How long does a man wait when a woman says she needs space?
Space to put her life in order,
Perhaps to put it in enough disorder to offset an imposed order.

How long does a man wait, seeing her every day,
Every night not knowing if she has decided not to see him,
If she has deliberately blinkered that side of her vision?

How long will she make him write bad poetry
At the age of forty?

Sunday, July 17, 2005

What's Your Blogging Personality?

Here's mine:

Your Blogging Type Is the Private Performer
Your blog is your stage - with your visitors your adoring fans.
At least, that's how you write with your witty one liners.
And while you like attention, you value your privacy.
You're likely to have an anonymous blog - or turn off comments.

Friday, July 15, 2005

Podcast: "How Do You Love Me", read by Virginia Foley

Virginia - Ginnie to most of us - is doing an online voice development course run by me. Megan's a poet. Here's what happened when the three of us got together across the miles :-)

Listen to Megan Allen's "How Do you Love Me"

Tuesday, July 12, 2005

When Hairy Met Trimmy

I wanted a beard and moustache trimmer. So I asked my friend, who’s a whiz at all things electronic, to pick one up for me.

Well, he did.

I fell in love with the sleek lil piece with the curves in the right places and called her Trimmy. Then I noticed the comb and the trimmer guides and a lil ole manual that said I could also use Trimmy to trim my hair. What a bonus! I needn’t visit the barber any more. Yeah, I know they call ’em hairdressers now, but barber it was that came home once a month to give me the grandma-approved crew cut and barber he shall remain to the end of my days. I hate visiting the barber.
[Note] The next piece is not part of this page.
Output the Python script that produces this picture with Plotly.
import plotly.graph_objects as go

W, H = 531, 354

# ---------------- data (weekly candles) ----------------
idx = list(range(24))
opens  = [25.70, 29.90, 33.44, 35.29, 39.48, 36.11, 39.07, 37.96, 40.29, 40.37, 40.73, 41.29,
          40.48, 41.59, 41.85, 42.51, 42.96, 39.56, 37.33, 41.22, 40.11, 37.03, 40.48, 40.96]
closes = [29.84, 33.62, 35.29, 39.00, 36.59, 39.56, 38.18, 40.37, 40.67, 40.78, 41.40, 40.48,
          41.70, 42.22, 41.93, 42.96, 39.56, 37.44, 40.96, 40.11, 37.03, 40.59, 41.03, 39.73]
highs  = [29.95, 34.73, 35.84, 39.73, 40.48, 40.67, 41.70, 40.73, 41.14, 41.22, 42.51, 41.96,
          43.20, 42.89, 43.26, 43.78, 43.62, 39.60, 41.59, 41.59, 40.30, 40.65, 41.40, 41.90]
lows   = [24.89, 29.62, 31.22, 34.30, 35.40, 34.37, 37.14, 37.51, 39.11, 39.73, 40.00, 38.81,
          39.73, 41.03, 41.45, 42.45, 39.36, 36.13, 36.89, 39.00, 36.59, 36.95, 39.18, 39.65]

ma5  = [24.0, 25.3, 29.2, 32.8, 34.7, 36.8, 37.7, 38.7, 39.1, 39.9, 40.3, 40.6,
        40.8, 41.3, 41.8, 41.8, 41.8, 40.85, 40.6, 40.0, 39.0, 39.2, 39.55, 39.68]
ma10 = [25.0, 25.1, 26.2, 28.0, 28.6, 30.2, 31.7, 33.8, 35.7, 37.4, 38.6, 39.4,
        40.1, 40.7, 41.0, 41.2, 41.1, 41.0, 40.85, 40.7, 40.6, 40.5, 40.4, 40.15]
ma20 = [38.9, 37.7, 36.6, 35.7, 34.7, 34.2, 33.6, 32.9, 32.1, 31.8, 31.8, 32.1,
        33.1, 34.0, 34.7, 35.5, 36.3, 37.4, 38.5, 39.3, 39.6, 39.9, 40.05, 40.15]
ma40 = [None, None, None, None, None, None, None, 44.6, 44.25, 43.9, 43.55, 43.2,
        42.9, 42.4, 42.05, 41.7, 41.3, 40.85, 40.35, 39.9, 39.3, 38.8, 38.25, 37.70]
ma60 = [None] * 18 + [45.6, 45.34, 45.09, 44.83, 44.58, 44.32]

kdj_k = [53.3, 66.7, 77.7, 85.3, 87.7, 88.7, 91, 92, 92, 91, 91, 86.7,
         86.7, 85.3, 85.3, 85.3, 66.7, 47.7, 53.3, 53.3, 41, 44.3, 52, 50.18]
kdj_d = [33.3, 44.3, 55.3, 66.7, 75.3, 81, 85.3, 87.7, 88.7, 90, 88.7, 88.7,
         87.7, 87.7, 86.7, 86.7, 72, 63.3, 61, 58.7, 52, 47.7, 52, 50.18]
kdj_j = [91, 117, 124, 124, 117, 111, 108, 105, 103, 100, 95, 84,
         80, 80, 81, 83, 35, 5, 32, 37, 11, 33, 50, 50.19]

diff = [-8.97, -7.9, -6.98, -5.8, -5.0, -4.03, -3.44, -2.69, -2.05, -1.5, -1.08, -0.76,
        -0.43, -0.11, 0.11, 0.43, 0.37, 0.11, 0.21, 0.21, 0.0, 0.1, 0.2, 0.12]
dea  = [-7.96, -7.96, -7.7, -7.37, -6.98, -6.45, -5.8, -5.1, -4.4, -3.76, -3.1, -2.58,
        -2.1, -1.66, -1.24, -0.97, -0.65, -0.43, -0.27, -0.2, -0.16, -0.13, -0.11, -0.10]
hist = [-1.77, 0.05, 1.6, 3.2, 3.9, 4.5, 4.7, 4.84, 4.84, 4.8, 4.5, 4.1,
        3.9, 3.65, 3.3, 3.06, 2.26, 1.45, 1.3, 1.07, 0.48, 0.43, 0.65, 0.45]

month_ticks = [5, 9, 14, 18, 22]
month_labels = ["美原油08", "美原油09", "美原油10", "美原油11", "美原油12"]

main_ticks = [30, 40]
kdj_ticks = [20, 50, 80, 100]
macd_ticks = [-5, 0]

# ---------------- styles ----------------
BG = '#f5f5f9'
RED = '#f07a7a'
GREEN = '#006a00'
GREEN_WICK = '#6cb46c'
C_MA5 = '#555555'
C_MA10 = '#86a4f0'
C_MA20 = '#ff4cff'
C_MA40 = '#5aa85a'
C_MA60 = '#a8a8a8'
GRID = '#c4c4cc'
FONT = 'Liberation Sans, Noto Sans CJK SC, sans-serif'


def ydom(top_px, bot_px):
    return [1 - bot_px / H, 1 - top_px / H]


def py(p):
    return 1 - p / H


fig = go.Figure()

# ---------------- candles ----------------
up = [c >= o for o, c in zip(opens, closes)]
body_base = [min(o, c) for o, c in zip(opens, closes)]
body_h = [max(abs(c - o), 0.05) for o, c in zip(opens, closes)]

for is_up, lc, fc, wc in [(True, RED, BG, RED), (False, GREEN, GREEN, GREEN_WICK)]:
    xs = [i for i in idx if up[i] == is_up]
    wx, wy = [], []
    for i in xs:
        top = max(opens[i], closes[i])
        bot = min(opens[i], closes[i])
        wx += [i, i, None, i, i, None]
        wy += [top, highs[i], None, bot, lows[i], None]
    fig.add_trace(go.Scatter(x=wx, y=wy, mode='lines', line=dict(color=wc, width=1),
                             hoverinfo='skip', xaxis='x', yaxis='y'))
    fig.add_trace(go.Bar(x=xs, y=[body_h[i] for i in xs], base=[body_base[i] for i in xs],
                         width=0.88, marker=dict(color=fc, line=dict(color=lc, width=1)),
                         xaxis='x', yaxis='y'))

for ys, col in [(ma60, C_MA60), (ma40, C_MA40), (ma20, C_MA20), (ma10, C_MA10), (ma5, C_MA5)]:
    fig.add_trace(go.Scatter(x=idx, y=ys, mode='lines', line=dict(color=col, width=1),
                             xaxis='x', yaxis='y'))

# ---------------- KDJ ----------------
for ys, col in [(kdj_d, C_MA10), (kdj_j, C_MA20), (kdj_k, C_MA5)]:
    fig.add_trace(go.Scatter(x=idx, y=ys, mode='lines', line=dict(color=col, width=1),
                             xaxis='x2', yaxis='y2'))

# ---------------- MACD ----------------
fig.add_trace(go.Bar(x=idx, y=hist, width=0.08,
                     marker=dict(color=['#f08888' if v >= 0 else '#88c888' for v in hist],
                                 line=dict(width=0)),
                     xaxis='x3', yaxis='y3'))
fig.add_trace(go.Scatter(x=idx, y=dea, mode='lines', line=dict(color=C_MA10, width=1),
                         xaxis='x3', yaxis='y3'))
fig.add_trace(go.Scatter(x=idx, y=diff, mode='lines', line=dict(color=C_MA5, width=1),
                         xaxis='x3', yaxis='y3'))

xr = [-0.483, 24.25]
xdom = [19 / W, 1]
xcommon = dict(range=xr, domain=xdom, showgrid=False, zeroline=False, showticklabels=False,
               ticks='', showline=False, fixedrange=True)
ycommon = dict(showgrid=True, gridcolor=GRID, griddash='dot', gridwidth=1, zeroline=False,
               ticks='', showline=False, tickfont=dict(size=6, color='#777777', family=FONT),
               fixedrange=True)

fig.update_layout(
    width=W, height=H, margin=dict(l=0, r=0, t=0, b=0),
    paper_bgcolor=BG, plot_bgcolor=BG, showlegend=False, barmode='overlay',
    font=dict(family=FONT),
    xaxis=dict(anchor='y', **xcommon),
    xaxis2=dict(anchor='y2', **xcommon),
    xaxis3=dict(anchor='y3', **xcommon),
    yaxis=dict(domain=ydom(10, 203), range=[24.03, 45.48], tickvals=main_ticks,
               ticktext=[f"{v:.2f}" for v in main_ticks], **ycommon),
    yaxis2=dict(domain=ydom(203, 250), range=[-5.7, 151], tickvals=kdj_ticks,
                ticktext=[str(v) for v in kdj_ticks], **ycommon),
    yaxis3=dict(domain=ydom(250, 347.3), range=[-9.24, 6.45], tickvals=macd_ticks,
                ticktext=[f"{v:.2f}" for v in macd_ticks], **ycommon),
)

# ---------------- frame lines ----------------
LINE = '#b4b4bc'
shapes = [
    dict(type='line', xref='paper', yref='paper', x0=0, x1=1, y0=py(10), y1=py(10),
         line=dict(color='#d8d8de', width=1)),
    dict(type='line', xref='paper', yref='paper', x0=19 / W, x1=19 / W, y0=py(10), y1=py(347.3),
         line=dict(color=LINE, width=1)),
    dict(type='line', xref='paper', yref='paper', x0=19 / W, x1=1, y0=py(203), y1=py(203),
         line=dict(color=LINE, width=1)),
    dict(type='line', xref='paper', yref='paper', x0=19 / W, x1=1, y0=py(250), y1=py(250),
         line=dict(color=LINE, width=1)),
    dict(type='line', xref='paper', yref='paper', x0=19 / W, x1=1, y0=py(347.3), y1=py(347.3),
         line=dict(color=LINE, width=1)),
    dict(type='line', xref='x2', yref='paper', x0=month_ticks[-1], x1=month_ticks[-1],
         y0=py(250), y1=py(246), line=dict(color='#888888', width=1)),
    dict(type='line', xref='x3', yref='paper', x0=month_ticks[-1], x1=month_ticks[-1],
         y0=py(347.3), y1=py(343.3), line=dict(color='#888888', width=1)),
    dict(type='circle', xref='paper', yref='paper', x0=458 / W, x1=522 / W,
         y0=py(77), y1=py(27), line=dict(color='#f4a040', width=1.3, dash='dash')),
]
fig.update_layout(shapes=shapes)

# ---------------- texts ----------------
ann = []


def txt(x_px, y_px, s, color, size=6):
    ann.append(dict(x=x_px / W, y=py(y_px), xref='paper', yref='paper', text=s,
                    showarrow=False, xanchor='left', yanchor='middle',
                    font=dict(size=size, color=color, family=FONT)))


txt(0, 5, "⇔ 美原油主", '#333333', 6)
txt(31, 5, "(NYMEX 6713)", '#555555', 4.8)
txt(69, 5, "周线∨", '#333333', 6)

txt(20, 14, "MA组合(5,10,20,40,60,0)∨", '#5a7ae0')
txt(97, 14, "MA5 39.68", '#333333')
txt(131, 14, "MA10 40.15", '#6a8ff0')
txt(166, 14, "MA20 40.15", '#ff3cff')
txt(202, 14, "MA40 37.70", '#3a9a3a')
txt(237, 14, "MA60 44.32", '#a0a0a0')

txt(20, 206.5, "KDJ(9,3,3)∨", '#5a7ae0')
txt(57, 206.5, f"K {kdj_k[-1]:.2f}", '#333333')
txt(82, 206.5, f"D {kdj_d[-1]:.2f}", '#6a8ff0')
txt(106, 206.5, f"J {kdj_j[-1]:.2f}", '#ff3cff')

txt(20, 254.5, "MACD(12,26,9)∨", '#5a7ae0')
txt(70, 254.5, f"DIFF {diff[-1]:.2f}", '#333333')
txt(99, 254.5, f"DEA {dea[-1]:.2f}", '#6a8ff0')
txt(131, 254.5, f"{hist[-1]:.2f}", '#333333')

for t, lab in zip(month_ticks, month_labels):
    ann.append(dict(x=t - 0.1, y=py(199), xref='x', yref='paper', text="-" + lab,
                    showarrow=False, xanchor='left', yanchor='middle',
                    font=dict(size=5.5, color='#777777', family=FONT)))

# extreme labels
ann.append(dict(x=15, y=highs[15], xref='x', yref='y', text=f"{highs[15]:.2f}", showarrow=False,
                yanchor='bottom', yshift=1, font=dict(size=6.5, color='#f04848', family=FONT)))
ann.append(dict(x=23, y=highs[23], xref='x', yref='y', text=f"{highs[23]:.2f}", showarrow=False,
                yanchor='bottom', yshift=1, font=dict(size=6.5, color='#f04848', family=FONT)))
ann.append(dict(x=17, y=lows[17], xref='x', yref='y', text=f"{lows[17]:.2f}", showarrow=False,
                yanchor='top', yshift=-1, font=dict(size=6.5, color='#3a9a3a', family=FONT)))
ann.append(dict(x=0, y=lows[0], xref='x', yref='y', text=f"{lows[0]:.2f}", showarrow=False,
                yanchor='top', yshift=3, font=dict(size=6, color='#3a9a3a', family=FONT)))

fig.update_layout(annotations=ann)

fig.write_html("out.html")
So I kept the piece to be charged, waiting eagerly for 3:00 p.m., Sunday, when I would be rid of the barber forever.

3:00 p.m., Sunday.

Newspapers spread in the approved fashion to catch the trimmings. Towel over my shoulders to keep the itchy stuff out of my clothes.

I begin.

In the manual-approved style, I begin with the back of my head, which I can’t see, and shove Trimmy up my tangled tresses.

It feels like Trimmy is trying to pull my hair up by the roots. I disentangle Trimmy and bring her before my de-spectacled eyes. Trimmy has indeed pulled my hair up by the roots. Fully three of them. I shove Trimmy in again. Into battle, my hearty!
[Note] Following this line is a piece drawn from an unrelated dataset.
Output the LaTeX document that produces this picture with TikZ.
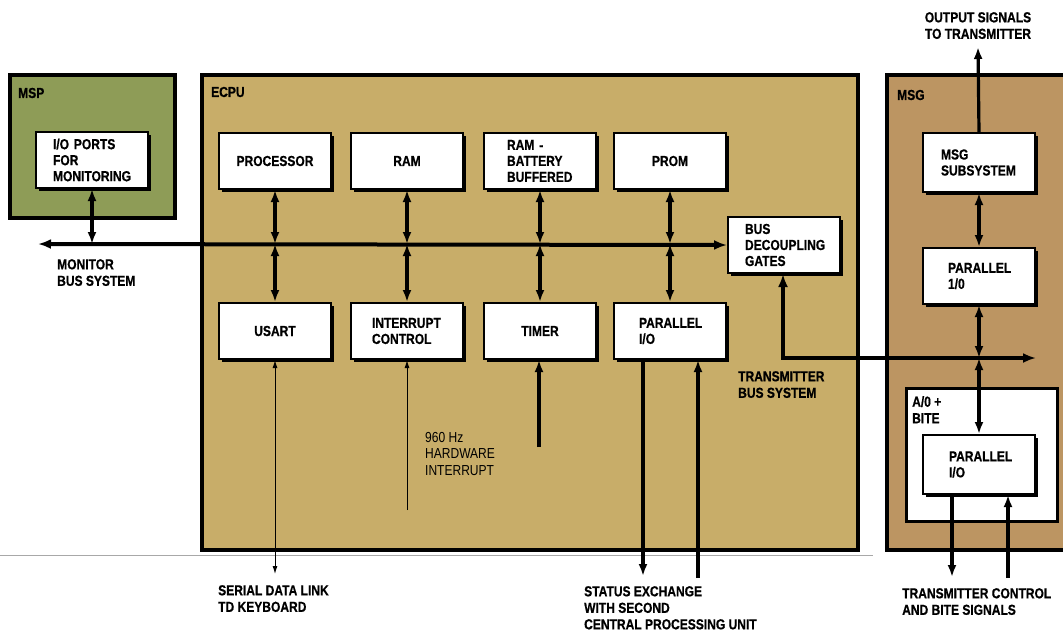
\documentclass[tikz,border=0pt]{standalone}
\usepackage{fontspec}
\setmainfont{Liberation Sans}[FakeStretch=0.83, BoldFeatures={FakeBold=0.6}]
\usetikzlibrary{arrows.meta,shadows}
\hyphenpenalty=10000
\exhyphenpenalty=10000
\uchyph=0
\definecolor{mspgreen}{HTML}{8E9C57}
\definecolor{ecputan}{HTML}{C8AD69}
\definecolor{msgbrown}{HTML}{BC9562}
\definecolor{scangray}{HTML}{A8A8A8}
\tikzset{
  cont/.style={draw, line width=3.5pt, inner sep=0pt, anchor=north west},
  lab/.style={font=\bfseries\fontsize{14.5}{16.5}\selectfont, inner sep=0pt, align=left, anchor=north west},
  thinlab/.style={font=\fontsize{14.5}{16.5}\selectfont, inner sep=0pt, align=left, anchor=north west},
  wbox/.style={draw, line width=2pt, fill=white, minimum width=112pt, minimum height=56pt,
    inner sep=0pt, font=\bfseries\fontsize{14.5}{16}\selectfont, anchor=north west,
    general shadow={fill=black, shadow xshift=3pt, shadow yshift=-3pt}},
  lbox/.style={wbox, align=left, text width=#1},
  dar/.style={line width=3.2pt, {Latex[length=12pt,width=9pt]}-{Latex[length=12pt,width=9pt]}},
  sar/.style={line width=3.2pt, -{Latex[length=12pt,width=9pt]}},
  busline/.style={line width=4pt},
  thinar/.style={line width=1pt, -{Latex[length=8pt,width=5pt]}},
}
\begin{document}
\begin{tikzpicture}[x=1pt,y=-1pt]
\useasboundingbox (0,0) rectangle (1063,633);
\clip (0,0) rectangle (1063,633);
\fill[white] (0,0) rectangle (1063,633);

% containers
\node[cont, fill=mspgreen, minimum width=165pt, minimum height=143pt] (msp) at (8,73) {};
\node[cont, fill=ecputan, minimum width=656pt, minimum height=475pt] (ecpu) at (200,73) {};
\node[cont, fill=msgbrown, minimum width=200pt, minimum height=475pt] (msg) at (885,73) {};
\node[lab, anchor=west] (msplab) at (18,93) {MSP};
\node[lab, anchor=west] (ecpulab) at (211,92) {ECPU};
\node[lab, anchor=west] (msglab) at (897,95) {MSG};

% scan line
\coordinate (gl1) at (0,555);
\coordinate (gl2) at (873,555);
\draw[scangray, line width=0.8pt] (gl1) -- (gl2);

% MSP
\node[lbox=78pt] (io) at (35,131) {I/O PORTS\\FOR\\MONITORING};

% ECPU top row
\node[wbox] (proc) at (218,132) {PROCESSOR};
\node[wbox] (ram) at (350,132) {RAM};
\node[lbox=66pt] (ramb) at (483,132) {RAM -\\BATTERY\\BUFFERED};
\node[wbox] (prom) at (613,132) {PROM};
% ECPU bottom row
\node[wbox] (usart) at (218,302) {USART};
\node[lbox=70pt] (intc) at (350,302) {INTERRUPT\\CONTROL};
\node[wbox] (timer) at (483,302) {TIMER};
\node[lbox=62pt] (par) at (613,302) {PARALLEL\\I/O};
% gates
\node[lbox=78pt] (gates) at (727,216) {BUS\\DECOUPLING\\GATES};

% MSG side
\node[lbox=76pt, minimum height=59pt] (msgsub) at (922,132) {MSG\\SUBSYSTEM};
\node[lbox=62pt] (msgpar) at (922,247) {PARALLEL\\1/0};
\node[draw, line width=2.5pt, fill=white, inner sep=0pt, anchor=north west,
      minimum width=151pt, minimum height=133pt] (bite) at (905,387) {};
\node[lab, anchor=north west] (bitelab) at (912,396) {A/0 +\\BITE};
\node[lbox=60pt, minimum height=59pt] (ipar) at (922,434) {PARALLEL\\I/O};

% monitor bus
\coordinate (mbL) at (38,244);
\draw[busline, {Latex[length=13pt,width=10pt]}-{Latex[length=13pt,width=10pt]}] (mbL) -- (gates.west);
\draw[dar] (io.south) -- (io.south |- mbL);
\foreach \b/\c in {proc/usart, ram/intc, ramb/timer, prom/par}{
  \draw[dar] (\b.south) -- (\b.south |- mbL);
  \draw[dar] (\b.south |- mbL) -- (\c.north);
}

% transmitter bus
\coordinate (tb) at (783,358);
\coordinate (tbR) at (1036,358);
\draw[busline, {Latex[length=13pt,width=10pt]}-{Latex[length=13pt,width=10pt]}] (gates.south -| tb) -- (tb) -- (tbR);
\draw[dar] (msgsub.south) -- (msgpar.north);
\draw[dar] (msgpar.south) -- (msgpar.south |- tb);
\draw[dar] (msgpar.south |- tb) -- (ipar.north);
\coordinate (outtop) at (978,47);
\draw[sar] (msgsub.north) -- (outtop);

% ECPU bottom signals
\coordinate (ser) at (275,574);
\draw[line width=1pt, {Latex[length=8pt,width=5pt]}-{Latex[length=8pt,width=5pt]}] (usart.south -| ser) -- (ser);
\coordinate (hw) at (407,510);
\draw[thinar] (hw) -- (intc.south -| hw);
\coordinate (tm) at (539,447);
\draw[sar] (tm) -- (timer.south -| tm);
\coordinate (st1) at (643,576);
\coordinate (st2) at (698,578);
\draw[sar] (par.south -| st1) -- (st1);
\draw[sar] (st2) -- (par.south -| st2);

% MSG bottom signals
\coordinate (tc1) at (952,577);
\coordinate (tc2) at (1008,578);
\draw[sar] (ipar.south -| tc1) -- (tc1);
\draw[sar] (tc2) -- (ipar.south -| tc2);

% labels
\node[lab] (outlab) at (978,12) [anchor=north, align=center] {OUTPUT SIGNALS\\TO TRANSMITTER};
\node[lab] (monlab) at (57,259) {MONITOR\\BUS SYSTEM};
\node[lab] (tbslab) at (738,371) {TRANSMITTER\\BUS SYSTEM};
\node[thinlab] (hwlab) at (425,432) {960 Hz\\HARDWARE\\INTERRUPT};
\node[lab] (serlab) at (218,585) {SERIAL DATA LINK\\TD KEYBOARD};
\node[lab] (stlab) at (584,586) {STATUS EXCHANGE\\WITH SECOND\\CENTRAL PROCESSING UNIT};
\node[lab] (tclab) at (902,588) {TRANSMITTER CONTROL\\AND BITE SIGNALS};
\end{tikzpicture}
\end{document}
Minutes pass. Staying with the manual-approved style, I have neatly trimmed the front, back and sides.

Trimmy’s battery dies.

I am left with a partial crew-cut on the back, sides and front of my head and a clump of hair on the top. So far I haven’t looked in a mirror. Who needs a mirror when I’m going to trim all my hair to a 6 mm length?

I look in the bathroom mirror.

I look like one of those Brazilian aborigines they show on National Geographic, except I’m less dignified.

Mother raises an eyebrow, which is the equivalent of us lesser mortals kicking our heels and doing the fandango, in protest. You see I have been deputed, by virtue of being the only somewhat-able-bodied human at hand, to drop her and her luggage to the railway station so she can visit one of her other progeny, my sister down South. Only, she does not wish to be seen in public with a Brazilian with a bad barber.

Creative genius I, I save the evening with a baseball cap. I drop Mother and luggage to the station, to find that the train has been delayed. Indefinitely.

Mother sits on someone else’s luggage and carefully eyes the ground to ensure that no rats get near her. I stay with Mother’s luggage, until the passing of half-an-hour dictates that I sit down too. Mother’s luggage being the soft kind, I am constrained to sit on someone else’s hard luggage – very accommodating, these railway guards, with their tin trunk luggage – right next to Mother.

When I do gather the courage to look into Mother’s face, I see only a kind of odd wonderment at her forty-year old progeny’s insistence on behaving like an adolescent.

An hour and a half later, Mother safely ensconced in her seat on the train, I return home to my freshly charged Trimmy.

I wonder if Mother will make good on her promise, thirty years ago, to have me committed to a mental institution, so that humanity may survive. Hair intact.